Excerpted records |
-- START --
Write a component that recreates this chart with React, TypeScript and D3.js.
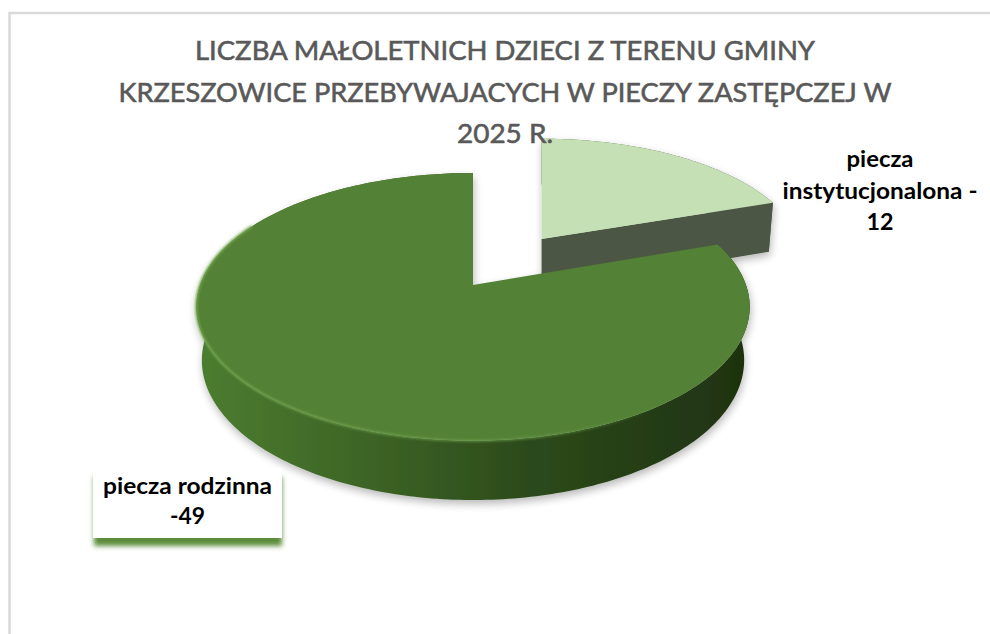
-- END --
-- START --
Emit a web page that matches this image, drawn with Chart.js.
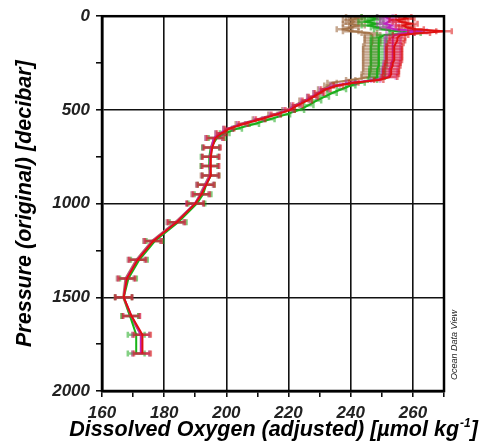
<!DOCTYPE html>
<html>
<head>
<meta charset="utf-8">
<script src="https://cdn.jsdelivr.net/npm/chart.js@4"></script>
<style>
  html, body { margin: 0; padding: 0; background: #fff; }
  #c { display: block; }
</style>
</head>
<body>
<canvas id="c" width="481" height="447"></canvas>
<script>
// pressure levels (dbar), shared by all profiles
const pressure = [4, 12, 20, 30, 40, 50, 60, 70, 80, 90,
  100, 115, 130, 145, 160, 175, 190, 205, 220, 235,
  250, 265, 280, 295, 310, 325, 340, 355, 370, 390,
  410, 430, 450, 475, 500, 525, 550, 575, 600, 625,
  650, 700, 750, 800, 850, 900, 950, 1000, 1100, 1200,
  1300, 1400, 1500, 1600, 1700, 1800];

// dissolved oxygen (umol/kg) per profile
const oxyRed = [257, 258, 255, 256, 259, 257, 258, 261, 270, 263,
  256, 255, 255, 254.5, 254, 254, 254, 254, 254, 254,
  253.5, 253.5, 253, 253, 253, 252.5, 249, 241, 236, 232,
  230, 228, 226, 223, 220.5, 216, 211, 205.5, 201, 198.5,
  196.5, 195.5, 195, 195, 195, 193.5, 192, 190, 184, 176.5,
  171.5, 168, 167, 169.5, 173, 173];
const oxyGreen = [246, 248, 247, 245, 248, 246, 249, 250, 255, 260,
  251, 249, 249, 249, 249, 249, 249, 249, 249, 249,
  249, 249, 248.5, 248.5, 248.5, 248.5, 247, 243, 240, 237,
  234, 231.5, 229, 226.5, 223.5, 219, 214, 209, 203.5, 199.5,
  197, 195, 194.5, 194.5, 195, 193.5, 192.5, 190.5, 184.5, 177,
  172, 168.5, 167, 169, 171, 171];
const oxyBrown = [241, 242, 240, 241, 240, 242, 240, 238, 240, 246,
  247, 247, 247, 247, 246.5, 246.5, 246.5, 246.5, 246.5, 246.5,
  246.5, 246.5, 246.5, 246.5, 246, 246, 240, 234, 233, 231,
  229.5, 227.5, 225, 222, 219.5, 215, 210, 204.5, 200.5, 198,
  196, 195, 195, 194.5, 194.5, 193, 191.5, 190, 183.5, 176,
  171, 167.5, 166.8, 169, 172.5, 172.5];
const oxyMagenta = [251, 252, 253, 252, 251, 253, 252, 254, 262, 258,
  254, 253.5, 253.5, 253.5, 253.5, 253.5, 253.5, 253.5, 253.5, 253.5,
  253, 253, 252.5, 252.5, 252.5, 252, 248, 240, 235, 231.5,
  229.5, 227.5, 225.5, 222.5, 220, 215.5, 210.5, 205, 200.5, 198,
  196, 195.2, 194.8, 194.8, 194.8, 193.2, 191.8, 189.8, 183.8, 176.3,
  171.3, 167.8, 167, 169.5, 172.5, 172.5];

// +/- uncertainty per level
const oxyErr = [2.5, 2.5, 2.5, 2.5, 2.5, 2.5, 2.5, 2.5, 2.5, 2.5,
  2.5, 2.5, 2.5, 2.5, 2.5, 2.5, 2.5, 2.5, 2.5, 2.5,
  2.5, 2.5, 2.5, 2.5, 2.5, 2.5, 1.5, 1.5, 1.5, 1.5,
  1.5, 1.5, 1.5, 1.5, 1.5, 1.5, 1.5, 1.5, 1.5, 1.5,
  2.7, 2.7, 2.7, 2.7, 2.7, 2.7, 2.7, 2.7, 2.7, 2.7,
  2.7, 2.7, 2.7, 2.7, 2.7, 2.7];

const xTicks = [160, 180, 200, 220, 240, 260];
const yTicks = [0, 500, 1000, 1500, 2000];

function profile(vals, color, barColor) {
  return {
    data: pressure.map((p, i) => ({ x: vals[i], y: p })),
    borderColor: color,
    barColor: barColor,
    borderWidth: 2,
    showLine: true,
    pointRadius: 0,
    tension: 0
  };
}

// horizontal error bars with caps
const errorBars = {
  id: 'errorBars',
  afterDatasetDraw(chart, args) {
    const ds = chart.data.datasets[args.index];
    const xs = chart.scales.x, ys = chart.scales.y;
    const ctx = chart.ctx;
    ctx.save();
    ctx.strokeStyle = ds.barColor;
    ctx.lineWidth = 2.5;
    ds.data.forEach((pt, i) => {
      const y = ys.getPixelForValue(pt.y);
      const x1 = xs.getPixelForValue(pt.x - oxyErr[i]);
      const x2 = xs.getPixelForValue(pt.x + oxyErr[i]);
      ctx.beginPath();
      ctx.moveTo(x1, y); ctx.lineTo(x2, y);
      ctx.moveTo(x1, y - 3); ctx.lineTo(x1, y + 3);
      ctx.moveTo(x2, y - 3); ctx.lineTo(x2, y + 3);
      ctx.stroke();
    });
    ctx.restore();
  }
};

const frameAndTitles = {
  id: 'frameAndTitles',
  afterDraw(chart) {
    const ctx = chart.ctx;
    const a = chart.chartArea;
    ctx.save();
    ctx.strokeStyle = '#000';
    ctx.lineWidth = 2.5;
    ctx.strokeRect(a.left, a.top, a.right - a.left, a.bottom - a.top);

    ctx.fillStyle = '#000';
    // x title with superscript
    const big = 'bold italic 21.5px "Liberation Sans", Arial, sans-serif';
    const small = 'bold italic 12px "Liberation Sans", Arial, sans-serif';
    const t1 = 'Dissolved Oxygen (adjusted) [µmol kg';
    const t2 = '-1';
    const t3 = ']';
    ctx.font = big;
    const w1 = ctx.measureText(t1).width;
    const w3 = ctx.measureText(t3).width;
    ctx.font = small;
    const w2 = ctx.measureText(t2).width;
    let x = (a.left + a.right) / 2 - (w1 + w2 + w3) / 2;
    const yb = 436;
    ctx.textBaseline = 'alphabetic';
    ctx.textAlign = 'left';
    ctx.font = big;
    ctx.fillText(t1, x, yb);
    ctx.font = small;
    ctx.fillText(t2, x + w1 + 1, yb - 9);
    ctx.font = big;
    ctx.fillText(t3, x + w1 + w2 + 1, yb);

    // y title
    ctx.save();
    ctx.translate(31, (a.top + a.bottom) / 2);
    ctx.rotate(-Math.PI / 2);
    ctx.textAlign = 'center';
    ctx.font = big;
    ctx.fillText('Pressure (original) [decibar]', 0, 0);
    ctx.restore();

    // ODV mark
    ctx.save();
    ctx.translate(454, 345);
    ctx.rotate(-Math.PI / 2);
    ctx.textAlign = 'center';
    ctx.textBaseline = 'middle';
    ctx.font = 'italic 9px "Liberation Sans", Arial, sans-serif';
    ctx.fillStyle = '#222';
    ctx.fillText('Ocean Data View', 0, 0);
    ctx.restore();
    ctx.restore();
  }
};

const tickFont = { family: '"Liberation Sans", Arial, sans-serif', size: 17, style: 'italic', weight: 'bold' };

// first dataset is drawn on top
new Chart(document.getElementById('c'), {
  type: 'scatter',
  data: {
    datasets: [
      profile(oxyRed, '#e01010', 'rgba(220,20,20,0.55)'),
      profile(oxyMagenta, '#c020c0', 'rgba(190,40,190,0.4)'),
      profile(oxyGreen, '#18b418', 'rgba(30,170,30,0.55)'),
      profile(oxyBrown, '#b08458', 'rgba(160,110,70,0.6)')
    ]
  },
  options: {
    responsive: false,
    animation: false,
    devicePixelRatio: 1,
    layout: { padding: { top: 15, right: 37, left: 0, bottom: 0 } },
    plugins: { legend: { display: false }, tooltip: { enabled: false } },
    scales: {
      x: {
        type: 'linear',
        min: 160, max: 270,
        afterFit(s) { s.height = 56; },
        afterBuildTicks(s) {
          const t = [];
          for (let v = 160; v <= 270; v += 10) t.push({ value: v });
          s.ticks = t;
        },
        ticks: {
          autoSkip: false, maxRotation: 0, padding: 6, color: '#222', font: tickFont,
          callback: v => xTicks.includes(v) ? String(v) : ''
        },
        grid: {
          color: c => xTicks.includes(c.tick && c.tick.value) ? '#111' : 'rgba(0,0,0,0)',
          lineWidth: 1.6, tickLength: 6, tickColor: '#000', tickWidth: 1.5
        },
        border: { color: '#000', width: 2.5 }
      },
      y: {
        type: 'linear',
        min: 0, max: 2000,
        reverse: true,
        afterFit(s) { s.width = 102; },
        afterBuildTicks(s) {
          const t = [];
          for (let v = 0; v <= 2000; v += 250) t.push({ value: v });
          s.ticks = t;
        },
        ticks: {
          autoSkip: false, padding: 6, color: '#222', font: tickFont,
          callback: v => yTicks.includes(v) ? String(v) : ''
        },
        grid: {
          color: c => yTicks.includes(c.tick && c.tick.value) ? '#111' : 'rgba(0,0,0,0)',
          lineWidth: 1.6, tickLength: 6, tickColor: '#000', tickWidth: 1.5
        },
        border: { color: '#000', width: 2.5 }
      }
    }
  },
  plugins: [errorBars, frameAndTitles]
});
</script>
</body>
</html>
-- END --
-- START --
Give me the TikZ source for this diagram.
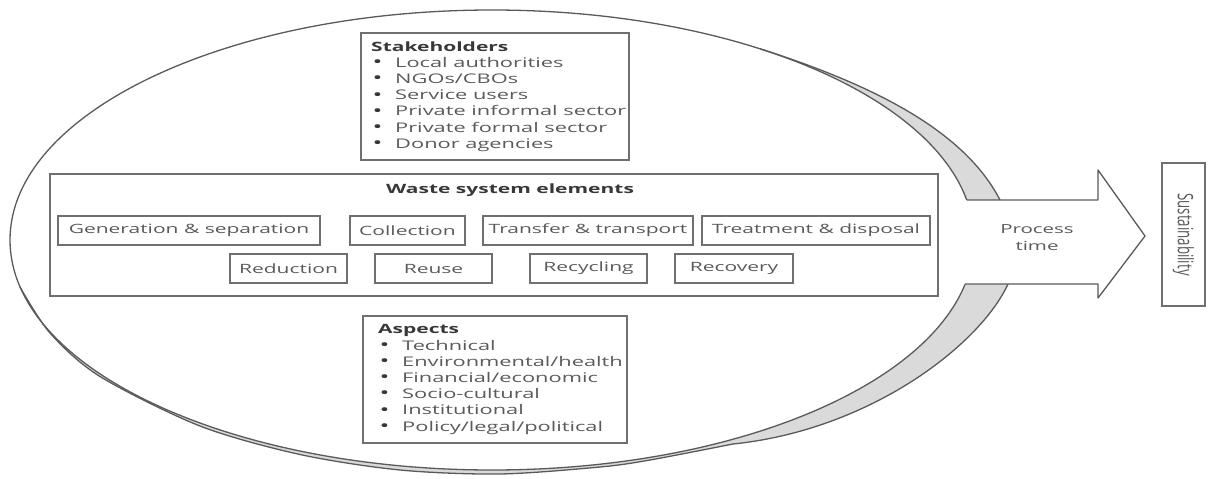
-- END --
Gather all lines with the string "that" from the data.

Solved problem |
Write a component that recreates this chart with React, TypeScript and D3.js.
Emit a web page that matches this image, drawn with Chart.js.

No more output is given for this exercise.